Daniel Altmaier, 24, der derzeit bekannteste Mensch aus Kempen (wobei der Mundharmonikaspieler Konstantin Reinfeld auch Prominenz besitzt, eben nur in Mundharmonika-Kreisen), setzte sich mit 6:3, 6:4, 6:4 gegen den Schweizer Marc-Andrea Hüsler durch, der im Davis Cup im Februar Alexander Zverev bezwungen hatte. Der Weltranglistenneunte Jannik Sinner aus Italien ist als Zweitrundengegner nun eine noch größere Hürde, doch der aufgeräumte Altmaier, der eine feine einhändige Rückhand spielt und zuletzt einen Entwicklungsschub erlebte, traut sich einiges zu. "Ich habe eine klare Vorstellung und gehe auf den Platz, um zu gewinnen", sagte er entschlossen. Das ist sicherlich ein richtiger Ansatz. Sonst müsste er als 79. der Weltrangliste gar nicht auf den Platz gehen.

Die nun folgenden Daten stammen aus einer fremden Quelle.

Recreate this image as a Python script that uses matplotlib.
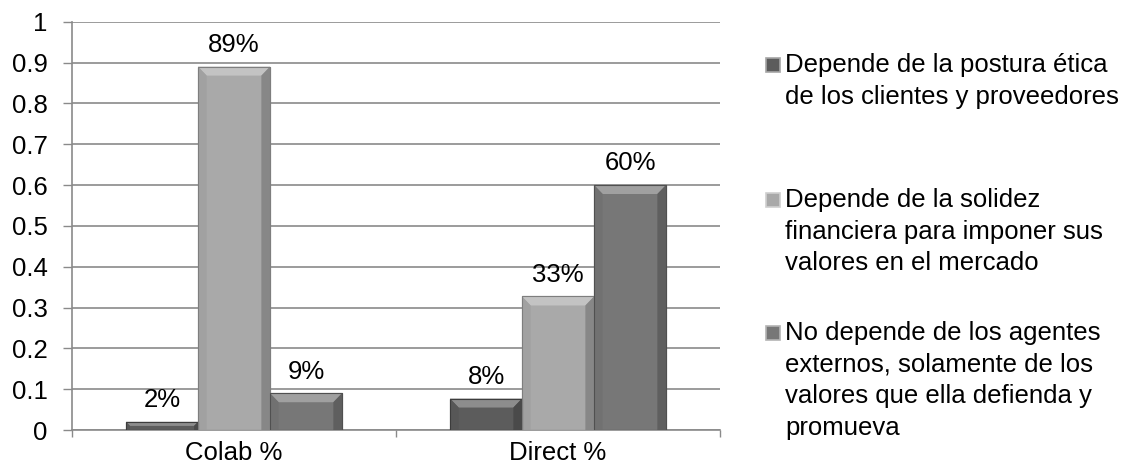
import matplotlib
matplotlib.use("Agg")
import matplotlib.pyplot as plt
from matplotlib.patches import Polygon, Rectangle
import numpy as np

# ---- data ----
categories = ["Colab %", "Direct %"]
series_labels = [
    "Depende de la postura ética\nde los clientes y proveedores",
    "Depende de la solidez\nfinanciera para imponer sus\nvalores en el mercado",
    "No depende de los agentes\nexternos, solamente de los\nvalores que ella defienda y\npromueva",
]
series_values = [
    [0.02, 0.077],   # postura ética
    [0.89, 0.327],   # solidez financiera
    [0.09, 0.60],    # no depende
]
ytick_values = [0, 0.1, 0.2, 0.3, 0.4, 0.5, 0.6, 0.7, 0.8, 0.9, 1]
ytick_labels = ["0", "0.1", "0.2", "0.3", "0.4", "0.5", "0.6", "0.7", "0.8", "0.9", "1"]

# ---- style ----
colors = ["#5c5c5c", "#a9a9a9", "#777777"]
edge_colors = ["#3c3c3c", "#7e7e7e", "#505050"]
grid_col = "#8a8a8a"
FS = 18.5
plt.rcParams["font.family"] = ["Liberation Sans", "DejaVu Sans"]

W, H = 1131, 474
fig = plt.figure(figsize=(W / 100, H / 100), dpi=100)
ax = fig.add_axes([72 / W, 1 - 430 / H, (720 - 72) / W, (430 - 21.7) / H])

x = np.arange(len(categories))
n = len(series_values)
bw = 1 / (n + 1.5)

def lighten(c, f):
    r, g, b = matplotlib.colors.to_rgb(c)
    return (r + (1 - r) * f, g + (1 - g) * f, b + (1 - b) * f)

def darken(c, f):
    r, g, b = matplotlib.colors.to_rgb(c)
    return (r * (1 - f), g * (1 - f), b * (1 - f))

for i, vals in enumerate(series_values):
    bars = ax.bar(x + (i - 1) * bw, vals, width=bw, color=colors[i],
                  edgecolor=edge_colors[i], linewidth=0.8, zorder=3)
    # bevel effect derived from each bar's geometry
    for b in bars:
        x0, y0 = b.get_x(), b.get_y()
        w, h = b.get_width(), b.get_height()
        dy = min(0.022, h / 2)
        dx = w * 0.12 * dy / 0.022
        top = Polygon([(x0, y0 + h), (x0 + w, y0 + h), (x0 + w - dx, y0 + h - dy), (x0 + dx, y0 + h - dy)],
                      closed=True, facecolor=lighten(colors[i], 0.3), edgecolor="none", zorder=4)
        left = Polygon([(x0, y0), (x0, y0 + h), (x0 + dx, y0 + h - dy), (x0 + dx, y0)],
                       closed=True, facecolor=darken(colors[i], 0.05), edgecolor="none", zorder=4)
        right = Polygon([(x0 + w, y0), (x0 + w, y0 + h), (x0 + w - dx, y0 + h - dy), (x0 + w - dx, y0)],
                        closed=True, facecolor=darken(colors[i], 0.2), edgecolor="none", zorder=4)
        for p in (top, left, right):
            ax.add_patch(p)
        ax.add_patch(Rectangle((x0, y0), w, h, facecolor="none",
                               edgecolor=edge_colors[i], linewidth=0.8, zorder=5))
        ax.annotate(f"{b.get_height():.0%}", (x0 + w / 2, y0 + h), xytext=(0, 7),
                    textcoords="offset points", ha="center", va="bottom",
                    fontsize=FS, color="black", zorder=6)

ax.set_xlim(-0.5, len(categories) - 0.5)
ax.set_ylim(0, 1)
ax.set_yticks(ytick_values)
ax.set_yticklabels(ytick_labels)
ax.set_xticks(x)
ax.set_xticklabels(categories)
ax.set_xticks(np.arange(-0.5, len(categories), 1.0), minor=True)
ax.tick_params(axis="y", length=6.5, width=1, color=grid_col, pad=11, labelsize=FS)
ax.tick_params(axis="x", which="major", length=0, pad=8, labelsize=FS)
ax.tick_params(axis="x", which="minor", length=5, width=1, color=grid_col)
ax.yaxis.grid(True, color=grid_col, linewidth=1.2, zorder=0)
ax.set_axisbelow(True)
for s in ("top", "right"):
    ax.spines[s].set_visible(False)
for s in ("left", "bottom"):
    ax.spines[s].set_color(grid_col)
    ax.spines[s].set_linewidth(1.2)

# ---- legend (manual, Excel-like) ----
first_line_y = [65, 200, 333]
line_pitch = 31.7
for i, lab in enumerate(series_labels):
    yc = first_line_y[i]
    fig.patches.append(Rectangle(((766) / W, 1 - (yc + 7) / H), 14 / W, 14 / H,
                                 transform=fig.transFigure, facecolor=colors[i],
                                 edgecolor=lighten(colors[i], 0.45), linewidth=1.2))
    for j, line in enumerate(lab.split("\n")):
        fig.text(785 / W, 1 - (yc + j * line_pitch) / H, line, ha="left", va="center",
                 fontsize=FS, color="black")

fig.savefig("out.png", dpi=100, facecolor="white")
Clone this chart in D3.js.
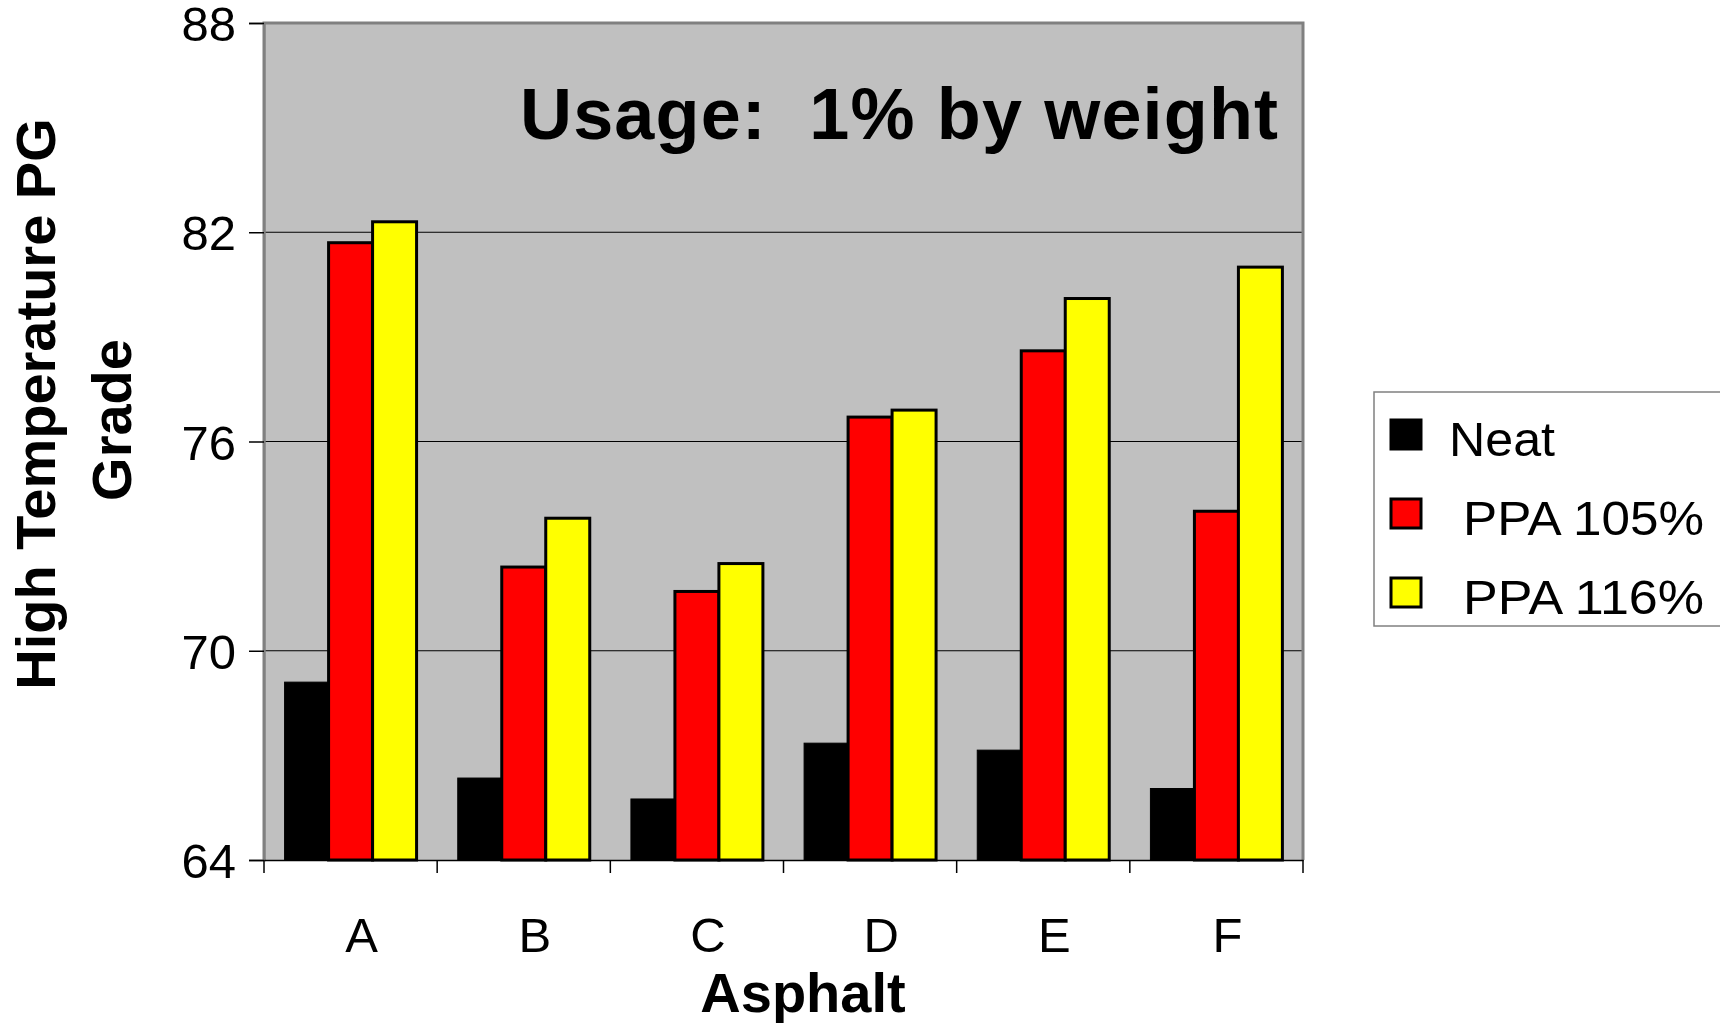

Alexander Zverev erreichte schließlich am Dienstagnachmittag die zweite Runde, der 26-Jährige wirkte lange etwas derangiert. 20 leichte Fehler im ersten und 15 im zweiten Satz dokumentierten, dass er trotz des 7:6 (6), 7:6 (0), 6:1-Sieges gegen den im Verlaufe der Partie an der Wade verletzten Südafrikaner Lloyd Harris nicht zufrieden sein konnte. Was er auch beim Interview auf dem Platz zugab. Der Dame am Mikrofon warf er ein lautes "No!" entgegen, als sie ihn fragte, ob er glücklich mit seinem Spiel sei. Zverev lachte, es war ja gutgegangen. Die Erleichterung, ein Jahr nach seinem schweren Unfall auf dem Court Philippe-Chatrier, bei dem sieben Bänder im rechten Fuß gerissen waren, wieder ein Match bei den French Open bestritten und dabei reüssiert zu haben, war ihm anzusehen. Wenngleich er diesmal im kleinen Stadion namens Court Simonne-Mathieu spielte. "Es ist sehr, sehr schön, wieder zurück zu sein", sagte Zverev. "Es war ein großer Spaß da draußen." Er trifft nun am Donnerstag auf den Slowaken Alex Molcan, den Zverev seit Jugendtagen kennt. Von den Namen der Gegner her könnte sein Weg durchs Turnier im Übrigen weniger furchteinflößend werden. Der Russe Daniil Medwedew, ein möglicher Viertelfinalduellant, verlor am Dienstag überraschend gegen den Brasilianer Thiago Seyboth Wild, die Nummer 172. der Welt, mit 6:7 (5), 7:6 (6), 6:2, 3:6, 4:6.